Thursday, October 06, 2005

Commuting and the Time-Space Continuum

OK, my intelligent, logical readers, I'm perplexed and need a little assistance.

I live in the 'burbs. When I win the lottery I'm moving into the city, but given Sweetie's desire to not spend 2 hours a day commuting, we call the 'burbs home. In the job search I am not limiting myself to the 'hood. I'm looking in the city, as well as in alternate 'burbs. My official limit is 30 minutes or less each direction in commuting, but I'm willing to stretch that a wee bit for the right job. (Although, with the 'burb that I'm in, I shouldn't need to stretch it much, as if I go elsewhere it will likely be a reverse commute).

So in the search for the next great job I've been spending some time drivng around to potential employers to drop of appplications, interview, scope things out, whatever. One of the locales is in the heart of the city, just North of downtown. The drive there involves a couple of freeways, a bridge that always has traffic, and various city streets. Another locale is in a 'burb north of town, versus the 'burb east of town I currently reside in. It's straight freeway, that turns into local highway, and then you're there.

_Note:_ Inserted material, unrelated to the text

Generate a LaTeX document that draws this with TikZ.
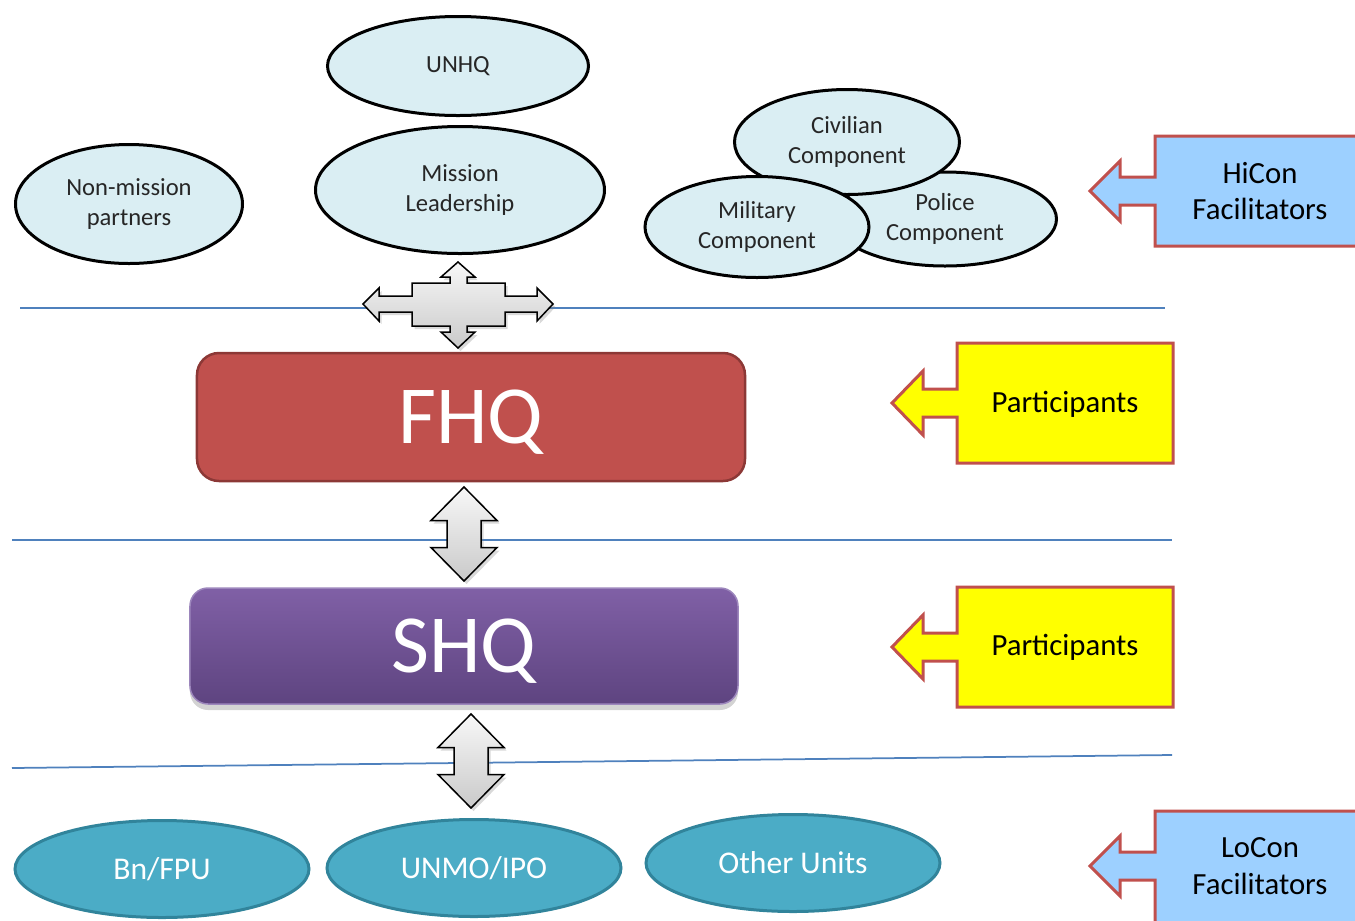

Distance-wise location #1 is about 5 miles closer than location #2 (15 vs 20 miles, per Mapquest). Time-wise it's about a wash, at least the times of day I've been traveling, so why is it that commute #2 feels about TEN TIMES longer than commute #1? Is it the fact that I don't have to turn the wheel on my car? That the freeway is just so darn boring to look at? That I really am that much of a city girl?

Please explain to me why commute #2 seems so much longer than commute #1. The interview at #2 went well today, and the worst thing I can see about the job thus far is the commute, so I need to figure this out.

2 Comments:

Blogger tommyspoon said...

You nailed it with the "wheel-turning" thing. You're bored. You need distraction. I have two recommendations, one free one not.

1. Audio Books from your library. I've lived off these for three years now. They rock.

2. Satellite Radio. I'm partial to XM, but Sirius is getting Howard next year if that rocks your world. The prices are reasonable, and you'll never bother with regular radio again.

5:02 AM  
Blogger Alison said...

Seconded on the wheel-turning. Even though it's the shorter chunk of my drive, I find that my time on I-71 feels much longer than my time on either end, on back country roads or city streets. Once you start identifying landmarks, that'll help to mark the time too. Y'know how, the first time you take a shortcut, it doesn't feel shorter? It's because you don't have any sense of where the landmarks are to say "OK, now I am in Marengo, and that's about the halfway mark."